The Tribes of Burning Man: How an Experimental City in the Desert is Shaping the New American Counterculture
University of South Australia (AU)
Steven T. Jones’ book is in many ways summed up by the signs marking the entry to the festival site identified by Larry Harvey—event founder and general king pin—as his favourite: “What happens in Vegas stays in Vegas. What happens in Black Rock City goes everywhere” (175). The Tribes of Burning Man follows Steven Jones (aka. playa name Scribe) own personal journey on and off the playa from around 2004–2010 as a central participant in San Francisco’s contemporary counter-culture. As a journalist and editor for the local San Francisco Bay Guardian, this book grows out of being a voice not so much for but from the burner community. Jones offers us excellent coverage of the event’s history, such as the growing pains around the “Ten Principles” and other significant changes in the level of organisation underpinning the event following the death of a burner in 2004. However rather than being a dry chronological narrative, The Tribes of Burning Man emerges contextually embedded in both a rich discussion of contemporary debates around the event’s nature and future and even richer accounts of Scribe’s own immersions in the world of Burning Man.
Although the vaguely Maffesolian metaphor of the “tribe” is tinged at times with elements of tribe quatraditional peoples—at least when it comes to the “feather and leather” (14) look popular on the playa—Jones offers a counter-perspective to critiques of Burning Man. Critiques, such as that offered by noted US cyberlibertarian and long-time burner John Perry Barlow, who called for a boycott of the event, rejecting it for “leeching” the creative and political energies of the community (23). However, in Jones’ book, Burning Man is clearly framed as more than a “weekend warrior” experience offering up a Bakhtinian pressure valve release of resistant energies. Rather in its focus on the active and lively San Francisco scene and its year-round preparation, Jones explores how the annual festival on the playa is for many burners simply the culmination and focal point which recharges batteries for an all consuming commitment to a different way of being in the world. Here we see how the sometimes life-changing epiphanies experienced on the playa have been turned by some participants into beyond-the-event personal missions and where the renewal of the Temporary Autonomous Zone (TAZ) experience afforded by the time of the playa is transmuted into bigger and wider commitments to collective organisation and social movements. Jones particularly emphasises the work of Burners Without Borders, formed in 2005 when groups of burners went straight from Nevada to Mississippi to help clean up after Hurricane Katrina. This spin-off collective has become for some a long-term commitment to bring the skills borne of planning, building, improvising and breaking down a city in the desert, to relief efforts. Jones also discusses Black Rock Solar which installs solar panels for community groups at a highly subsidised cost enabled by volunteer labour.

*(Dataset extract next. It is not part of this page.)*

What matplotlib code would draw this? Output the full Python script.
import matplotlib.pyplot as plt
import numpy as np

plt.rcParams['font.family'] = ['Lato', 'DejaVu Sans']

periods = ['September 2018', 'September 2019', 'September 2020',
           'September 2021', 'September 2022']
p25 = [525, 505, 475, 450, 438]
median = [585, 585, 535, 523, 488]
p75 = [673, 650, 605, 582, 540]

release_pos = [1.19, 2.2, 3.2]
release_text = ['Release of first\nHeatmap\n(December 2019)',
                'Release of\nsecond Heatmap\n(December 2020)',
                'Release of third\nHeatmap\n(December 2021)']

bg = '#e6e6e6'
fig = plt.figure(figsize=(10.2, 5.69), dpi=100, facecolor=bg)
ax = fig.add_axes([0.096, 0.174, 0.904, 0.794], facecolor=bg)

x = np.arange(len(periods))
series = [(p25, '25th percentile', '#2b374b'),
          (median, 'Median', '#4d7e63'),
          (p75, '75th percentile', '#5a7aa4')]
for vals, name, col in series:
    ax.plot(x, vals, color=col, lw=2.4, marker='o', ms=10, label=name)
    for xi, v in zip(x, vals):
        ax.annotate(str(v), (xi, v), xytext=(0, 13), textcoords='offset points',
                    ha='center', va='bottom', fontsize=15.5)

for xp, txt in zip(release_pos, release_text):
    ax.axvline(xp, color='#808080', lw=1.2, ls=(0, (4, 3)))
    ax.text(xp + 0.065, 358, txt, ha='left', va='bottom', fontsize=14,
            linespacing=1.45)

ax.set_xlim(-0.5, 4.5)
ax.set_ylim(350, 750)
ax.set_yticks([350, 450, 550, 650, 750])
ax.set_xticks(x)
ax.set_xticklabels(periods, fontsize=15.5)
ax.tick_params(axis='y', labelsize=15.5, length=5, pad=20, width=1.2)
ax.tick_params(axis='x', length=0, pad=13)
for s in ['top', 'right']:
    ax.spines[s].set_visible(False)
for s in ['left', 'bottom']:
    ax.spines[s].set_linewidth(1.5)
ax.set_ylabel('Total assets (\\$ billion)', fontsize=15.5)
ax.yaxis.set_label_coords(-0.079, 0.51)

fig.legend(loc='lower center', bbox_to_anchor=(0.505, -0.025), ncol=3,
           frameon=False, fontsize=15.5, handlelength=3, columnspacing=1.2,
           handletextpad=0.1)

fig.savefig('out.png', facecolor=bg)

The art versus rave dichotomy which seems to underpin much of what’s been written on Burning Man is manifest here; not surprising given the “barely concealed hostility of Larry and the Borg” (27) to dance camps. However, Dancecult readers will be happy to hear that this book, while open—as a good journalist should be—to all sides of the debate, is written by an enthusiastic dance tribe central player. In this way, the book is a refreshing counter-point to Bowditch’s (2010) more anti-rave and more scholarly-focused book On the Edge of Utopia. As a committed raver and member of those tribes behind the playa’s most iconic rave camps (e.g. Opulent Temple), Jones instead offers a raver’s perspective on the playa experience, not to mention the gossip on which big name DJs are divas versus those who really get Burning Man and thrive on its energy. Jones is also keen to put on record the important off-playa fundraising role played by the tribes in raising money to fund the on-playa art. A particular focus too is Jones’ own embedded journalism or participant observations as a member of the Flaming Lotus Girls; this provides valuable insight on the art funding structures facilitated by Burning Man. The rave versus the rest lines in the dust are here explored given they remain at the heart of key debates and factionalism in the event’s recent organisational history, as played out among community leaders in San Francisco during the period Jones spent most closely researching this book (129).
The particular strength and value of The Tribes of Burning Man lies in its insider point of view which offers an open account of the world of the festival not only on the playa but also during the annual life cycle of preparations, fund-raising, planning, design, building, transport, not to mention organisational and scene politics and egos, which, after all, are the behind the scenes’ life and soul of any event on this scale.
Bowditch, Rachel. 2010. On the Edge of Utopia: Performance and Ritual at Burning Man. London, New York and Calcutta: Seagull Books.